The invitatory serves several related functions in Anglican daily prayer. First, it gives the office a biblical opening. The words asking God to open the lips are drawn from the language of the Psalms and frame worship as a gift enabled by divine grace. The congregation does not begin with self-expression, but with a petition that God will make praise possible.

Second, the invitatory establishes the communal character of the office. Even when Morning Prayer is said privately, its language is corporate: "our lips" and "our mouth." This reflects the Prayer Book understanding that the Daily Office is the prayer of the Church, not only the devotion of an individual. In parish worship, the versicle and response also give the people an immediate spoken part in the service.

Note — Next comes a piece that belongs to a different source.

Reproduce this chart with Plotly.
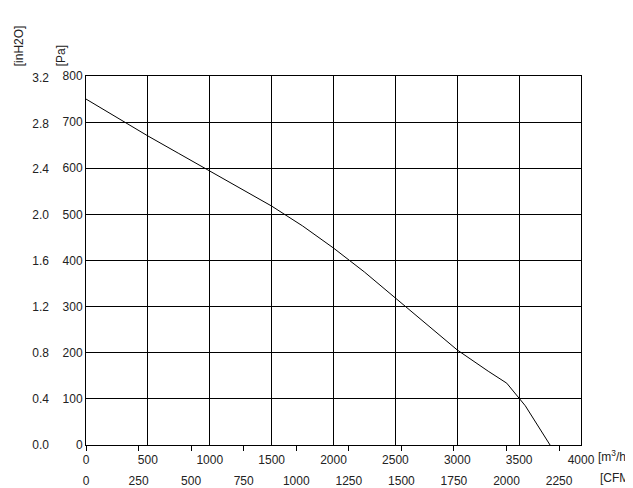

Third, the invitatory introduces the psalmody and readings that follow. The Venite calls worshippers to hear God's voice and not harden their hearts, making it a fitting threshold before the appointed psalms and lessons. The movement is therefore theological as well as ceremonial: praise prepares the hearer for Scripture, and Scripture is received within praise.

Variations in Anglican Use

Anglican provinces have treated the invitatory with both continuity and flexibility. Some prayer books retain the traditional opening of Morning Prayer nearly unchanged. Others provide seasonal antiphons for Advent, Christmas, Lent, Easter, and other occasions, restoring a feature known in older western use. Contemporary rites may also permit alternatives to the Venite, such as the Jubilate or other scriptural canticles, especially where pastoral or seasonal considerations commend them.

The placement of the invitatory can vary according to the structure of a particular book. In some rites it follows confession and absolution, maintaining the older Prayer Book sequence. In others it appears near the very beginning of the office, with penitential material made optional or placed elsewhere. These differences reflect wider Anglican judgments about the relation of penitence, praise, and proclamation in public worship.

Despite such variety, the invitatory remains one of the recognizable features of Anglican daily prayer. It embodies the Prayer Book habit of concise biblical speech, shared response, and ordered praise. As a small element of the office, it shows how Anglican liturgy often joins inherited catholic forms with reformed simplicity and congregational intelligibility.